03 julho 2007

Verdade e consequência



Passei pelo parque da saúde. Cruzei-me com 3 ou 4 doentes (ou utentes, é mais asséptico) do Júlio de Matos. Estavam todos medicados até à ponta dos cabelos, faziam-me lembrar os bichos no jardim zoológico, só que em vez de grades de metal tinham a alma presa nos fármacos.

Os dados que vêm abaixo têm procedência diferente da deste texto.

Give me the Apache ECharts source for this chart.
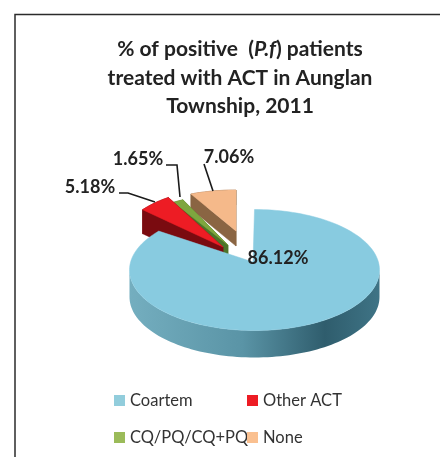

Duas horas na oncologia de Santa Maria. A sala de espera cheia de gente, bicha de 10 pessoas para atendimento na secretaria. Uma senhora pediu ajuda porque não tinha forças para empurrar a cadeira de rodas em que a tinham levado para cima e precisava de a devolver. Um senhor que tinha sido operado à cabeça, cheio de ligaduras e cansado, irritou-se com a solicitude de uma mulher que o acompanhava "preciso dos seus documentos, posso tirar a carteira? Dá licença? Obrigado". Sorri com a sua impaciência, também a mim me enervaram as palavras paternalistas e condescentes dos seus acompanhantes, como se por ser velho e doente se tivesse tornado um imbecil.
O médico pede-me desculpa por me ter feito esperar tanto, sabe é que todos os outros hospitais oncológicos estão cheios e mandam toda a gente para aqui, não temos pessoas nem meios para lidar com isto. Eu compreendo. Lamento-o.
Fui à farmácia de dia levantar os comprimidos. Vi uma senhora bonita, elegante no seu sofrimento, andava com dificuldade. Atrás de mim cruzou-se com o enfermeiro, com os óculos de ver ao perto pendurados na ponta do nariz e amarrados ao pescoço com uma corda. Oiço-o "a senhora tem de se consciencializar que tem esta doença e aprender a viver com isso. Está bem? Boa tarde".

1 comentário:

na prise és bestial disse...

dias destes dão cabo das horas e minutos que temos à nossa frente. The way of all flesh.